To account for these systematic effects, an approach similar to the consumption projection above is used: For each year's estimated emissions $E^{estimated}_{y}$, a scaling factor $F^{em}_y$ is calculated, leading to an average $\overline{F^{em}_y}$ over all years with standard deviation $\hat{\sigma_{F^{em}_m}}$ that is used to project the total emissions of the energy sectors $E^{scaled}_{y}$: $$E^{scaled}_{y} = E^{estimated}_{y} \cdot \overline{F^{em}_y}$$ The figure to the right (lower chart) shows upscaled emissions (using $\overline{F^{em}_y}$) of all years. It can be seen that the approach estimates the actual emissions reasonably well.


Thje combination of fuel consumption extrapolation and emission estimation allows to estimate CO2 emissions based on non-fully available yearly data. In the first step, yearly fuel consumption is extrapolated from monthly data and in the second step, emissions are estimated based on the described scaling: $$ E^{scaled}_{y} = (\sum_f C_{f,m,y} \cdot \overline{F^{cons}_{f,m}} \cdot NCV_f \cdot e_f) \cdot \overline{F^{em}_y}$$ The statistical uncertainties of both approaches add up (uncertainty propagation): $$\sigma^{E,total}_{y} = \sum_f (C_{f,m,y} \cdot NCV_f \cdot e_f \cdot \overline{F^{em}_y} \cdot \hat{\sigma_{F^{cons}_{f,m}}}) + (\sum_f C_{f,m,y} \cdot \overline{F^{cons}_{f,m}} \cdot NCV_f \cdot e_f) \cdot \hat{\sigma_{F^{em}_y}}$$ The first term describes the uncertainty from fossil fuel consumption extrapolation, the second term describes the uncertainty from emission scaling.
Finally, the emissions from other, not-energy sectors (Agriculture, Waste, Fluroinated Gases) are added. For those sectors, a more simple approach is chosen: the average emission trend of the past three years is extrapolated to the projection year.
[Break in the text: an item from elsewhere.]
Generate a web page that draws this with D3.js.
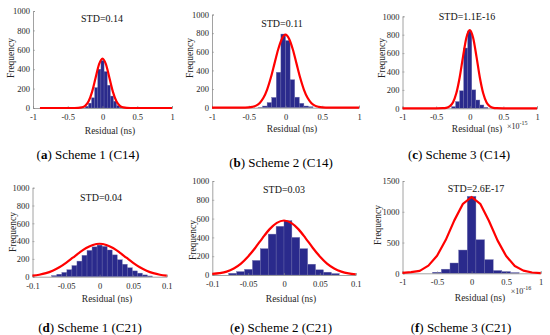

The figure on the left shows the total projected emissions for the year 2022. Emissions are projected using data up to the respective month on the x-axis. As can be seen, projected yearly emissions are overestimated when using data of only the first few months, but fit better the more months are used. Again, energy market disruptions in 2022 may have caused stronger consumption decreases during the second half of the year, leading to systematic projection errors. The lower chart on the left shows the two uncertainties. As expected, the uncertainty from consumption extrapolation decreases the more monthly data is available, and the emission scaling uncertainty is more or less constant.